One of them, Jemena, which has so far installed 107,000 smart meters in its north-west Melbourne franchise area and is due to complete delivery of the technology to 315,000 households by the end of next year, is announcing today that it has launched a way for customers to save money by accessing information about their electricity consumption.

The company’s “Electricity Outlook” web portal will enable customers where the meters are installed to access daily data via computer, tablet or smart phone to find how much power they are using and when they are using it.

The set-up will enable them to compare their usage with past consumption as well as average demand in their neighbourhood.

They can set themselves consumption targets and measure how they are going – and they can shop around for the best retail offer that matches their usage behaviour.

The Moreland Energy Foundation, a local consumer ginger group, says the development is “an exciting step in demystifying electricity use.”

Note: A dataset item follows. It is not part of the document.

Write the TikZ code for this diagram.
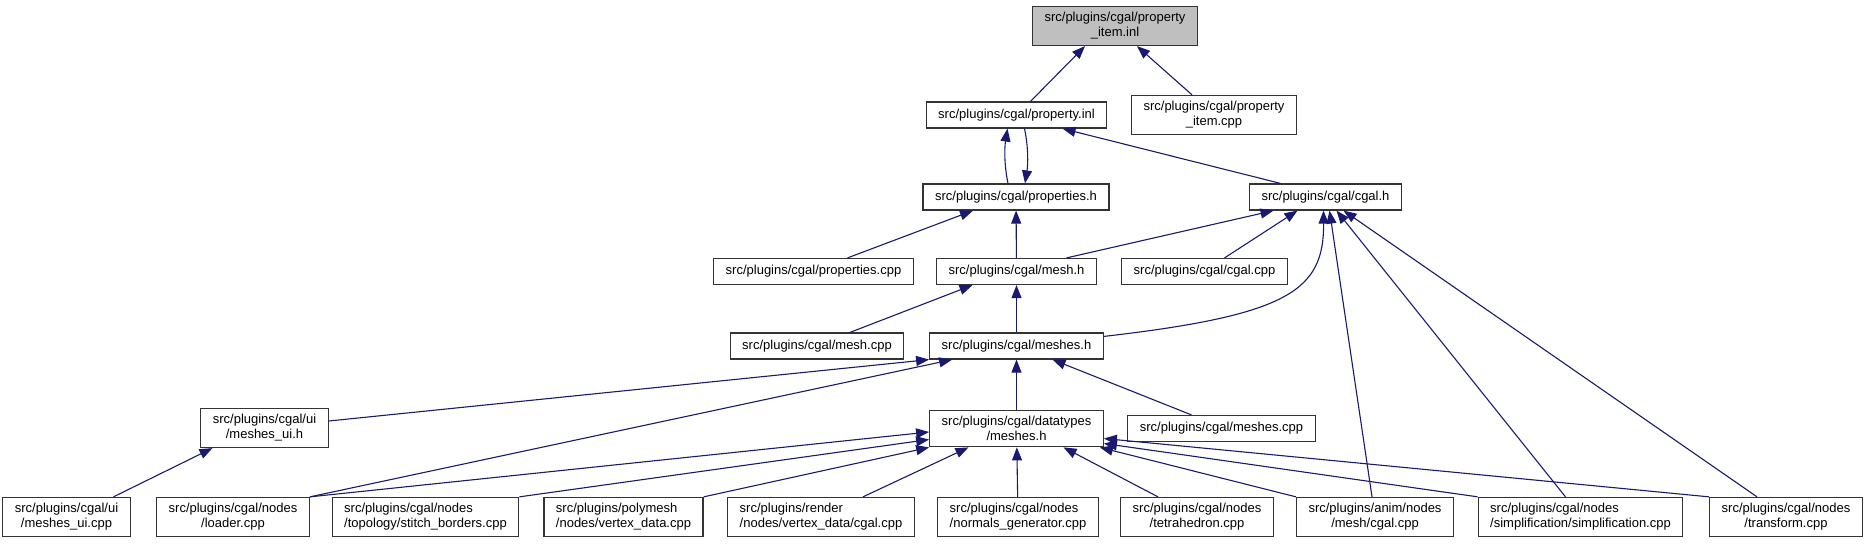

The critical element, I think, is that this, and other efforts like it being pursued by other Victorian suppliers and trialled elsewhere on the east coast, can start to demonstrate a clear value for the customer from the technology.

It begins to take us down a path, as described last month by CSIRO’s Energy Transformed Flagship in Newcastle, towards where customers won’t be asked to change their lifestyle but will have automated devices to help them manage their power consumption.

Victoria’s Department of Primary Industries provided a useful line, too, in a commentary on its website: “With growing energy demand and rising prices, there is a need to give electricity customers greater control over their consumption.”

Jemena technology manager Michael MacFarlane also puts his finger on a key point: “Everyone will learn something when they see their consumption for the first time (on the self-service web portal). Even if it is only setting a target and working out how to achieve it, this technology will change the way people think about electricity.”

He adds: “Turning off the lights when you are not in a room, understanding how much that beer fridge in the garage is costing you, discovering what appliances are still running in the middle of the night when they could be switched off or put on standby – everyone will have the opportunity to learn something.”

This sort of stuff adds up in money terms. I saw a report in the Australian Financial Review earlier this year quoting AGL Energy arguing that combining smart meters with time-of-use pricing could save customers up to $33 per megawatt hour.

Your average NSW home, for example, uses about 7 MWh a year. Consumption is a bit lower in Victoria because so many homes use Bass Strait gas, but there are more than a few south-east Queensland households, with multiple air-conditioning units and swimming pools, that consume 10 MWh a year.

Of course, we have to get to the stage where politicians pluck up enough courage to follow Victoria’s lead – and have learned from the roll-out mistakes there.

The Australian Energy Market Operator says the critical factor that will influence the success of smart meters in this country is the agreement of the jurisdictions to mandate the roll-out.

For this to happen, the community has to be persuaded that there is a net benefit to it, the cost recovery process has to be smart, too, and steps need to be taken to deal with payment problems for some customers.

AEMO is somewhat pessimistic.

It says “it is unlikely that the benefits of smart meters will be achieved in the medium term.”

However, it seems to me, that the game changes when consumers are starting to say “Why the heck are my friends or family elsewhere getting this benefit and it isn’t available to me – why is this roll-out taking so long?”

This is where Jemena’s “Electricity Outlook” program, and others like it now being started, takes on a national value – and, I think, there is a role for the federal energy portfolio to monitor the positive outcomes and trumpet them around the country while the Victorian government gets on with the job of re-assuring its voters that, despite the hassles to date, this game is worthwhile.

That’s potentially a good way out of today’s electricity shadowlands.